C’è voluta un’associazione animalista come la LAV per far scrivere al Direttore Generale della Prevenzione Sanitaria del Ministero della Salute che “i processi produttivi caratterizzanti le pellicce difficilmente risultano standardizzabili”.
Il problema, per la salute umana, è che ci si limiti in conseguenza a chiedere e auspicare, non a imporre come la gravità della situazione certificata richiederebbe di far controllare tutti i capi d’abbigliamento con parti di pellicce animali e di farli ritirare dal mercato, proprio perchè non standardizzabili e quindi non sicuri.
Lasciamo da parte la tragedia dei milioni e milioni di animali uccisi ogni anno per confezionare orpelli a giacche a vento, piumini, cappotti, guanti, berretti. Ma il cloro trivalente ed esavalente rinvenuti fanno male agli umani e in primis ai bambini per i quali erano venduti i capi oggetto della nostra inchiesta ToxicFur2.

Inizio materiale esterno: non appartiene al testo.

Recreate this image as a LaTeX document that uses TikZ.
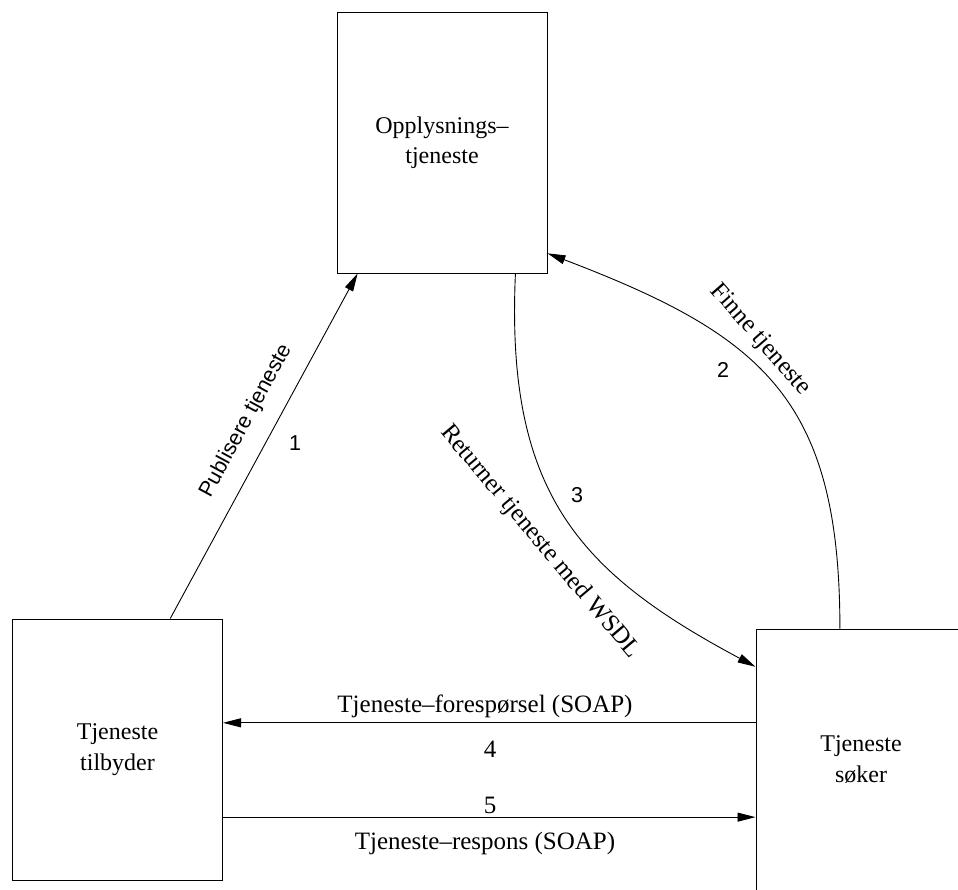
\documentclass[tikz,border=0pt]{standalone}
\usepackage{fontspec}
\setmainfont{Liberation Serif}
\newfontfamily\helv{Liberation Sans}
\usetikzlibrary{arrows.meta,calc}
\begin{document}
\begin{tikzpicture}[x=1pt,y=-1pt,
  box/.style={draw,line width=1pt,minimum width=210pt,minimum height=261pt,
    inner sep=0pt,align=center,font=\fontsize{24}{30.5}\selectfont},
  conn/.style={line width=0.9pt,-{Triangle[length=18pt,width=9pt]}},
  lbl/.style={font=\fontsize{25}{30}\selectfont,inner sep=0pt},
  slbl/.style={font=\helv\fontsize{21.5}{25}\selectfont,inner sep=0pt}]
\useasboundingbox (0,0) rectangle (958,889);
\clip (0,0) rectangle (958,889);

% the three parties
\node[box] (dir)  at (442,142.5) {Opplysnings--\\tjeneste};
\node[box] (prov) at (117.5,749.5) {Tjeneste\\tilbyder};
\node[box] (seek) at (861,759.5) {Tjeneste\\søker};

% 1: publish
\draw[conn] ($(prov.north west)!0.75!(prov.north east)$)
  -- ($(dir.south west)!0.1!(dir.south east)$);
\node[slbl,rotate=61.6] (l1) at (246,421) {Publisere tjeneste};
\node[slbl] (n1) at (295,443) {1};

% 2: find
\draw[conn] ($(seek.north west)!0.4!(seek.north east)$)
  .. controls +(0,-230) and +(215,82) ..
  ($(dir.north east)!0.923!(dir.south east)$);
\node[lbl,rotate=-49] (l2) at (760,340) {Finne tjeneste};
\node[slbl] (n2) at (723,370) {2};

% 3: return WSDL
\draw[conn] ($(dir.south west)!0.848!(dir.south east)$)
  .. controls +(-10,220) and +(-176,-94) ..
  ($(seek.north west)!0.146!(seek.south west)$);
\node[lbl,rotate=-50] (l3) at (540,542) {Returner tjeneste med WSDL};
\node[slbl] (n3) at (577,495) {3};

% 4: request
\coordinate (q) at ($(seek.north west)!0.36!(seek.south west)$);
\draw[conn] (q) -- (q -| prov.east);
\node[lbl] (l4) at (485,706) {Tjeneste--forespørsel (SOAP)};
\node[lbl] (n4) at (490,749) {4};

% 5: response
\coordinate (r) at ($(seek.north west)!0.72!(seek.south west)$);
\draw[conn] (r -| prov.east) -- (r);
\node[lbl] (n5) at (490,805) {5};
\node[lbl] (l5) at (485,843) {Tjeneste--respons (SOAP)};
\end{tikzpicture}
\end{document}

Ministro della Salute Beatrice Lorenzin, lei ne acquisterebbe per i suoi due gemellini? E come si sente sapendo che alcuni dei capi da noi esaminati con sostanze potenzialmente cancerogene D&G e Woolrich sono ancora in commercio solo perchè il giorno in cui i Carabinieri NAS sono andati ad acquistarli, non erano disponibili in un negozio?
Dobbiamo sperare solo nelle autonome decisioni delle società produttrici, come la Spazio Sei di Carpi che aveva prodotto uno dei piumini tossici a marchio Bluemarine e solo oggi, come abbiamo letto sulla Gazzetta di Modena, ha dichiarato che “anche in conseguenza a questa vicenda, abbiamo eliminato dalle nostre produzioni capi che abbiano parti di pelliccia di animali”?